An Argentine federal judge has issued an order compelling four major cryptocurrency exchanges to identify and freeze 25 wallets allegedly connected to the LIBRA token — the politically charged digital asset that became one of the most contentious crypto stories in Latin American history. The move marks a significant escalation in judicial scrutiny of the affair, but there is a critical gap between what the court has ordered and what has actually happened on-chain: according to analyst Fernando Molina, not a single peso worth of crypto has been frozen yet.

The court's dragnet spans four of the industry's largest trading platforms — Binance, Bybit, OKX, and Bitfinex. The geographic and jurisdictional reach of those platforms is itself telling: two are headquartered in offshore or loosely regulated environments, one operates under a Hong Kong framework, and Binance — the world's largest exchange by volume — maintains a deliberately distributed global structure. Getting any of them to act swiftly on an Argentine judicial instruction is, to put it diplomatically, not guaranteed.

The LIBRA token scandal erupted earlier this year when the asset, which had been publicly promoted by figures with apparent proximity to Argentine President Javier Milei's orbit, collapsed in value amid allegations of insider trading and coordinated dumping. The political fallout was immediate and severe. Argentine prosecutors and civil plaintiffs have since pursued multiple legal threads, and this latest judicial order represents one of the most concrete enforcement actions to emerge from those investigations. The court is not merely asking exchanges to freeze assets — it is also demanding the identification of the wallet holders themselves, a step that could expose the real individuals behind pseudonymous addresses.

That identity-disclosure component may ultimately prove more consequential than any asset freeze. Blockchain transactions are pseudonymous, not anonymous, and exchange-held wallets — custodial accounts — are by definition linked to know-your-customer (KYC) data. If Binance, Bybit, OKX, and Bitfinex comply with the identification order, Argentine prosecutors would gain a direct line from on-chain activity to real-world identities. That is the kind of forensic breakthrough that can transform a financial investigation from a trail of wallet addresses into a criminal case with named defendants.

Yet Molina's observation that no funds have actually been frozen introduces a note of procedural realism that the headline-level framing of "judicial freeze order" tends to obscure. International legal cooperation between sovereign courts and foreign-domiciled crypto exchanges is slow, inconsistent, and often dependent on voluntary compliance or formal mutual legal assistance treaty (MLAT) processes that can take months. An Argentine judge can issue an order; compelling a Seychelles-registered or BVI-incorporated exchange to act on it is an entirely different matter. The exchanges have not publicly commented on whether they intend to comply, on what timeline, or under what legal framework they would do so.

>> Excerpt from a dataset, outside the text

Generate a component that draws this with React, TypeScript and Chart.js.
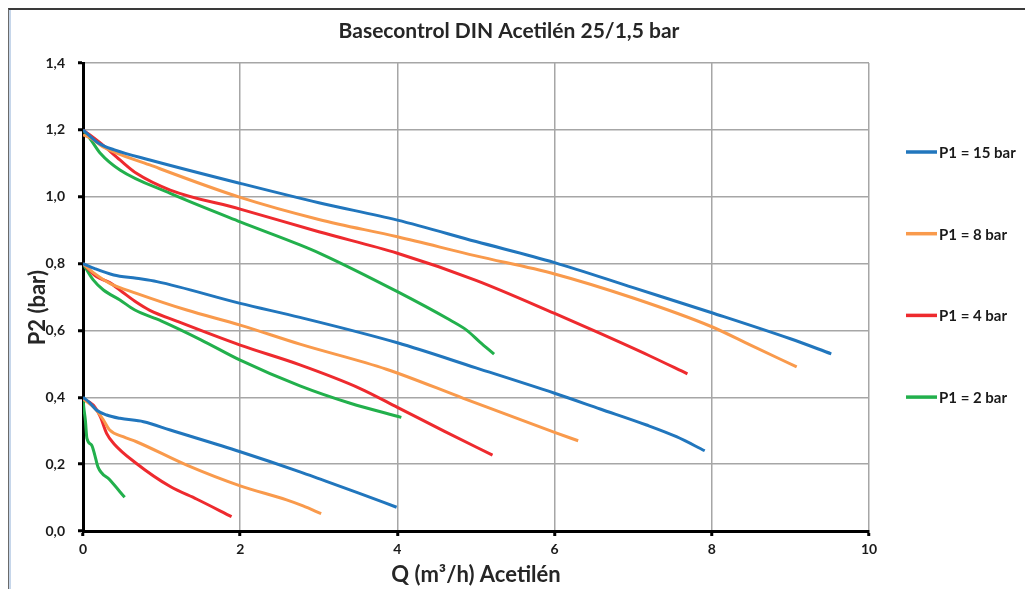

This gap between judicial intent and operational reality is one of the defining tensions in crypto regulation globally. Courts issue orders; blockchains do not pause. If the wallets in question are custodial — held on the exchanges named — then compliance is theoretically straightforward once the legal pathway is established. If any assets have already been moved to self-custodial wallets, the court order becomes effectively unenforceable absent international blockchain forensics and a separate legal process in the jurisdiction where the individual resides. The window for freezing assets in crypto cases is often narrow, and every day of procedural delay is a day a wallet can be drained.

Argentina's legal system has shown increasing willingness to pursue crypto-linked financial misconduct, and the LIBRA case has given prosecutors a politically high-profile vehicle through which to develop those enforcement muscles. Whether or not this particular order results in frozen funds or exposed identities, the institutional learning curve is real. Argentine courts are building familiarity with blockchain forensics, exchange cooperation mechanics, and the evidentiary standards needed to pursue digital asset cases — experience that will compound across future investigations regardless of how this one resolves.

For the broader industry, the case is a reminder that custodial exchange accounts are not safe harbors from judicial reach — they are, in many ways, the most legally vulnerable point in the entire crypto stack. The 25 wallet holders named in this order, whoever they are, chose to hold their assets on regulated platforms with KYC obligations. That choice may now define their legal exposure. The judge's order has been issued. Whether the exchanges execute it — and how quickly — is the next chapter in a case that shows no signs of losing momentum.